▸ Information given
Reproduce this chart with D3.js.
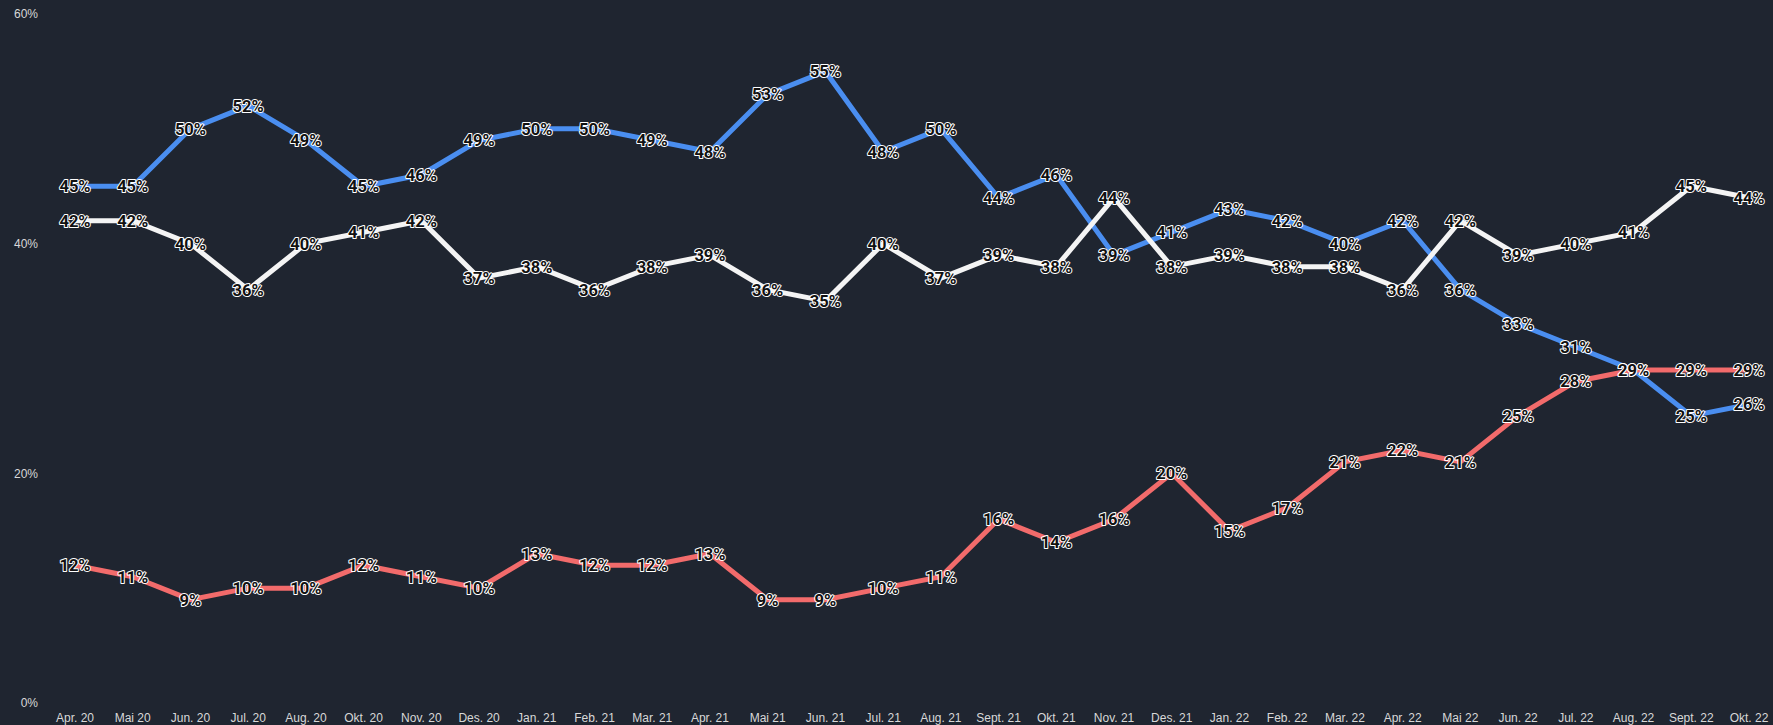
<!DOCTYPE html>
<html>
<head>
<meta charset="utf-8">
<script src="https://cdn.jsdelivr.net/npm/d3@7"></script>
<style>
  html, body { margin: 0; padding: 0; background: #1f2530; }
  svg { display: block; }
</style>
</head>
<body>
<svg id="chart"></svg>
<script>
var width = 1773;
var height = 725;

var months = ["Apr. 20", "Mai 20", "Jun. 20", "Jul. 20", "Aug. 20", "Okt. 20", "Nov. 20", "Des. 20",
    "Jan. 21", "Feb. 21", "Mar. 21", "Apr. 21", "Mai 21", "Jun. 21", "Jul. 21", "Aug. 21",
    "Sept. 21", "Okt. 21", "Nov. 21", "Des. 21", "Jan. 22", "Feb. 22", "Mar. 22", "Apr. 22",
    "Mai 22", "Jun. 22", "Jul. 22", "Aug. 22", "Sept. 22", "Okt. 22"];

var blueValues = [45, 45, 50, 52, 49, 45, 46, 49, 50, 50, 49, 48, 53, 55, 48, 50, 44, 46, 39, 41,
    43, 42, 40, 42, 36, 33, 31, 29, 25, 26];
var whiteValues = [42, 42, 40, 36, 40, 41, 42, 37, 38, 36, 38, 39, 36, 35, 40, 37, 39, 38, 44, 38,
    39, 38, 38, 36, 42, 39, 40, 41, 45, 44];
var redValues = [12, 11, 9, 10, 10, 12, 11, 10, 13, 12, 12, 13, 9, 9, 10, 11, 16, 14, 16, 20,
    15, 17, 21, 22, 21, 25, 28, 29, 29, 29];

var yTicks = [0, 20, 40, 60];

var series = [
    { name: "blue", color: "#4a8ef0", values: blueValues },
    { name: "white", color: "#f4f4f4", values: whiteValues },
    { name: "red", color: "#f26b6b", values: redValues }
];

var svg = d3.select("svg#chart")
    .attr("width", width)
    .attr("height", height);

var x = d3.scalePoint()
    .domain(months)
    .range([75, 1749]);

var y = d3.scaleLinear()
    .domain([0, 60])
    .range([703, 14]);

// y axis labels
svg.append("g")
    .selectAll("text")
    .data(yTicks)
    .enter().append("text")
        .attr("x", 38)
        .attr("y", d => y(d))
        .attr("dy", "0.35em")
        .attr("text-anchor", "end")
        .attr("fill", "#d8d8d8")
        .style("font", "12px 'Liberation Sans', Arial, sans-serif")
        .text(d => d + "%");

// x axis labels
svg.append("g")
    .selectAll("text")
    .data(months)
    .enter().append("text")
        .attr("x", d => x(d))
        .attr("y", 718)
        .attr("dy", "0.35em")
        .attr("text-anchor", "middle")
        .attr("fill", "#d8d8d8")
        .style("font", "12px 'Liberation Sans', Arial, sans-serif")
        .text(d => d);

var line = d3.line()
    .x((d, i) => x(months[i]))
    .y(d => y(d));

svg.append("g")
    .selectAll("path")
    .data(series)
    .enter().append("path")
        .attr("fill", "none")
        .attr("stroke", d => d.color)
        .attr("stroke-width", 5)
        .attr("stroke-linejoin", "miter")
        .attr("d", d => line(d.values));

// point labels
series.forEach(function (s) {
    svg.append("g")
        .selectAll("text")
        .data(s.values)
        .enter().append("text")
            .attr("x", (d, i) => x(months[i]))
            .attr("y", d => y(d))
            .attr("dy", "0.36em")
            .attr("text-anchor", "middle")
            .attr("fill", "#111")
            .attr("stroke", "#fff")
            .attr("stroke-width", 2)
            .attr("paint-order", "stroke")
            .attr("stroke-linejoin", "round")
            .style("font", "bold 16.5px Roboto, 'Noto Sans', sans-serif")
            .text(d => d + "%");
});
</script>
</body>
</html>
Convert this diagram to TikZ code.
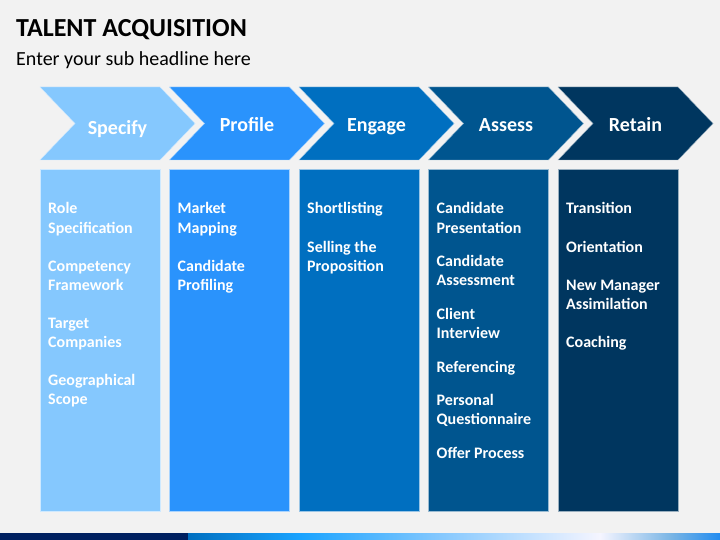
\documentclass[tikz,border=0pt]{standalone}
\usepackage{fontspec}
\setmainfont{Carlito}
\definecolor{bggray}{HTML}{F2F2F2}
\definecolor{stepA}{HTML}{85C8FE}
\definecolor{stepB}{HTML}{2A93FC}
\definecolor{stepC}{HTML}{006FC0}
\definecolor{stepD}{HTML}{00558F}
\definecolor{stepE}{HTML}{00365F}
\definecolor{barnavy}{HTML}{002060}
\tikzset{
  chevron/.style={draw=white!60!#1, line width=0.4pt, fill=#1},
  colbox/.style={draw=white!60!#1, line width=0.4pt, fill=#1},
  steplabel/.style={text=white, font=\bfseries\fontsize{20}{24}\selectfont, anchor=base, inner sep=0pt},
  itemlist/.style={text=white, font=\bfseries\fontsize{16}{19.1}\selectfont, align=flush left,
    text width=110pt, anchor=north west, inner sep=0pt}
}
\begin{document}
\begin{tikzpicture}[x=1pt, y=-1pt]
\useasboundingbox (0,0) rectangle (720,540);
\fill[bggray] (0,0) rectangle (720,540);
% title
\node[anchor=base west, inner sep=0pt, font=\bfseries\fontsize{26}{30}\selectfont] (title) at (16,37) {TALENT ACQUISITION};
\node[anchor=base west, inner sep=0pt, font=\fontsize{20}{24}\selectfont] (subtitle) at (16,66) {Enter your sub headline here};
% chevrons and columns
\foreach \i/\name/\col/\dy in {0/Specify/stepA/3, 1/Profile/stepB/0, 2/Engage/stepC/0, 3/Assess/stepD/0, 4/Retain/stepE/0} {
  \pgfmathsetmacro{\L}{40+129.5*\i}
  \draw[chevron=\col] (\L,87) -- ++(120,0) -- ++(35,36.5) -- ++(-35,36.5) -- ++(-120,0) -- ++(35,-36.5) -- cycle;
  \node[steplabel] (label\i) at (\L+77.5,131.5+\dy) {\name};
  \draw[colbox=\col] (\L,169) rectangle ++(120,342);
}
% column texts
\node[itemlist] (specify) at (48,202.5) {Role\\Specification\\[19.1pt]Competency\\Framework\\[19.1pt]Target\\Companies\\[19.1pt]Geographical\\Scope};
\node[itemlist] (profile) at (177.5,202.5) {Market\\Mapping\\[19.1pt]Candidate\\Profiling};
\node[itemlist] (engage) at (307,202.5) {Shortlisting\\[19.1pt]Selling the\\Proposition};
\node[itemlist] (assess) at (436.5,202.5) {Candidate\\Presentation\\[14.5pt]Candidate\\Assessment\\[14.5pt]Client\\Interview\\[14.5pt]Referencing\\[14.5pt]Personal\\Questionnaire\\[14.5pt]Offer Process};
\node[itemlist] (retain) at (566,202.5) {Transition\\[19.1pt]Orientation\\[19.1pt]New Manager\\Assimilation\\[19.1pt]Coaching};
% bottom bar
\fill[barnavy] (0,533) rectangle (188,540);
\shade[left color=stepC, right color=cyan!60!blue!90!white] (188,533) rectangle (300,540);
\shade[left color=cyan!60!blue!90!white, right color=stepA] (300,533) rectangle (440,540);
\shade[left color=stepA, right color=white!96!blue] (440,533) rectangle (600,540);
\shade[left color=white!96!blue, right color=stepA!90!black] (600,533) rectangle (672,540);
\shade[left color=stepA!90!black, right color=stepB!80!stepC] (672,533) rectangle (720,540);
\end{tikzpicture}
\end{document}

▸ Exercise brief
Can the entries above be repeated exactly, without their pictures?

▸ Task result
Reproduce this chart with D3.js.
<!DOCTYPE html>
<html>
<head>
<meta charset="utf-8">
<script src="https://cdn.jsdelivr.net/npm/d3@7"></script>
<style>
  html, body { margin: 0; padding: 0; background: #1f2530; }
  svg { display: block; }
</style>
</head>
<body>
<svg id="chart"></svg>
<script>
var width = 1773;
var height = 725;

var months = ["Apr. 20", "Mai 20", "Jun. 20", "Jul. 20", "Aug. 20", "Okt. 20", "Nov. 20", "Des. 20",
    "Jan. 21", "Feb. 21", "Mar. 21", "Apr. 21", "Mai 21", "Jun. 21", "Jul. 21", "Aug. 21",
    "Sept. 21", "Okt. 21", "Nov. 21", "Des. 21", "Jan. 22", "Feb. 22", "Mar. 22", "Apr. 22",
    "Mai 22", "Jun. 22", "Jul. 22", "Aug. 22", "Sept. 22", "Okt. 22"];

var blueValues = [45, 45, 50, 52, 49, 45, 46, 49, 50, 50, 49, 48, 53, 55, 48, 50, 44, 46, 39, 41,
    43, 42, 40, 42, 36, 33, 31, 29, 25, 26];
var whiteValues = [42, 42, 40, 36, 40, 41, 42, 37, 38, 36, 38, 39, 36, 35, 40, 37, 39, 38, 44, 38,
    39, 38, 38, 36, 42, 39, 40, 41, 45, 44];
var redValues = [12, 11, 9, 10, 10, 12, 11, 10, 13, 12, 12, 13, 9, 9, 10, 11, 16, 14, 16, 20,
    15, 17, 21, 22, 21, 25, 28, 29, 29, 29];

var yTicks = [0, 20, 40, 60];

var series = [
    { name: "blue", color: "#4a8ef0", values: blueValues },
    { name: "white", color: "#f4f4f4", values: whiteValues },
    { name: "red", color: "#f26b6b", values: redValues }
];

var svg = d3.select("svg#chart")
    .attr("width", width)
    .attr("height", height);

var x = d3.scalePoint()
    .domain(months)
    .range([75, 1749]);

var y = d3.scaleLinear()
    .domain([0, 60])
    .range([703, 14]);

// y axis labels
svg.append("g")
    .selectAll("text")
    .data(yTicks)
    .enter().append("text")
        .attr("x", 38)
        .attr("y", d => y(d))
        .attr("dy", "0.35em")
        .attr("text-anchor", "end")
        .attr("fill", "#d8d8d8")
        .style("font", "12px 'Liberation Sans', Arial, sans-serif")
        .text(d => d + "%");

// x axis labels
svg.append("g")
    .selectAll("text")
    .data(months)
    .enter().append("text")
        .attr("x", d => x(d))
        .attr("y", 718)
        .attr("dy", "0.35em")
        .attr("text-anchor", "middle")
        .attr("fill", "#d8d8d8")
        .style("font", "12px 'Liberation Sans', Arial, sans-serif")
        .text(d => d);

var line = d3.line()
    .x((d, i) => x(months[i]))
    .y(d => y(d));

svg.append("g")
    .selectAll("path")
    .data(series)
    .enter().append("path")
        .attr("fill", "none")
        .attr("stroke", d => d.color)
        .attr("stroke-width", 5)
        .attr("stroke-linejoin", "miter")
        .attr("d", d => line(d.values));

// point labels
series.forEach(function (s) {
    svg.append("g")
        .selectAll("text")
        .data(s.values)
        .enter().append("text")
            .attr("x", (d, i) => x(months[i]))
            .attr("y", d => y(d))
            .attr("dy", "0.36em")
            .attr("text-anchor", "middle")
            .attr("fill", "#111")
            .attr("stroke", "#fff")
            .attr("stroke-width", 2)
            .attr("paint-order", "stroke")
            .attr("stroke-linejoin", "round")
            .style("font", "bold 16.5px Roboto, 'Noto Sans', sans-serif")
            .text(d => d + "%");
});
</script>
</body>
</html>
Convert this diagram to TikZ code.
\documentclass[tikz,border=0pt]{standalone}
\usepackage{fontspec}
\setmainfont{Carlito}
\definecolor{bggray}{HTML}{F2F2F2}
\definecolor{stepA}{HTML}{85C8FE}
\definecolor{stepB}{HTML}{2A93FC}
\definecolor{stepC}{HTML}{006FC0}
\definecolor{stepD}{HTML}{00558F}
\definecolor{stepE}{HTML}{00365F}
\definecolor{barnavy}{HTML}{002060}
\tikzset{
  chevron/.style={draw=white!60!#1, line width=0.4pt, fill=#1},
  colbox/.style={draw=white!60!#1, line width=0.4pt, fill=#1},
  steplabel/.style={text=white, font=\bfseries\fontsize{20}{24}\selectfont, anchor=base, inner sep=0pt},
  itemlist/.style={text=white, font=\bfseries\fontsize{16}{19.1}\selectfont, align=flush left,
    text width=110pt, anchor=north west, inner sep=0pt}
}
\begin{document}
\begin{tikzpicture}[x=1pt, y=-1pt]
\useasboundingbox (0,0) rectangle (720,540);
\fill[bggray] (0,0) rectangle (720,540);
% title
\node[anchor=base west, inner sep=0pt, font=\bfseries\fontsize{26}{30}\selectfont] (title) at (16,37) {TALENT ACQUISITION};
\node[anchor=base west, inner sep=0pt, font=\fontsize{20}{24}\selectfont] (subtitle) at (16,66) {Enter your sub headline here};
% chevrons and columns
\foreach \i/\name/\col/\dy in {0/Specify/stepA/3, 1/Profile/stepB/0, 2/Engage/stepC/0, 3/Assess/stepD/0, 4/Retain/stepE/0} {
  \pgfmathsetmacro{\L}{40+129.5*\i}
  \draw[chevron=\col] (\L,87) -- ++(120,0) -- ++(35,36.5) -- ++(-35,36.5) -- ++(-120,0) -- ++(35,-36.5) -- cycle;
  \node[steplabel] (label\i) at (\L+77.5,131.5+\dy) {\name};
  \draw[colbox=\col] (\L,169) rectangle ++(120,342);
}
% column texts
\node[itemlist] (specify) at (48,202.5) {Role\\Specification\\[19.1pt]Competency\\Framework\\[19.1pt]Target\\Companies\\[19.1pt]Geographical\\Scope};
\node[itemlist] (profile) at (177.5,202.5) {Market\\Mapping\\[19.1pt]Candidate\\Profiling};
\node[itemlist] (engage) at (307,202.5) {Shortlisting\\[19.1pt]Selling the\\Proposition};
\node[itemlist] (assess) at (436.5,202.5) {Candidate\\Presentation\\[14.5pt]Candidate\\Assessment\\[14.5pt]Client\\Interview\\[14.5pt]Referencing\\[14.5pt]Personal\\Questionnaire\\[14.5pt]Offer Process};
\node[itemlist] (retain) at (566,202.5) {Transition\\[19.1pt]Orientation\\[19.1pt]New Manager\\Assimilation\\[19.1pt]Coaching};
% bottom bar
\fill[barnavy] (0,533) rectangle (188,540);
\shade[left color=stepC, right color=cyan!60!blue!90!white] (188,533) rectangle (300,540);
\shade[left color=cyan!60!blue!90!white, right color=stepA] (300,533) rectangle (440,540);
\shade[left color=stepA, right color=white!96!blue] (440,533) rectangle (600,540);
\shade[left color=white!96!blue, right color=stepA!90!black] (600,533) rectangle (672,540);
\shade[left color=stepA!90!black, right color=stepB!80!stepC] (672,533) rectangle (720,540);
\end{tikzpicture}
\end{document}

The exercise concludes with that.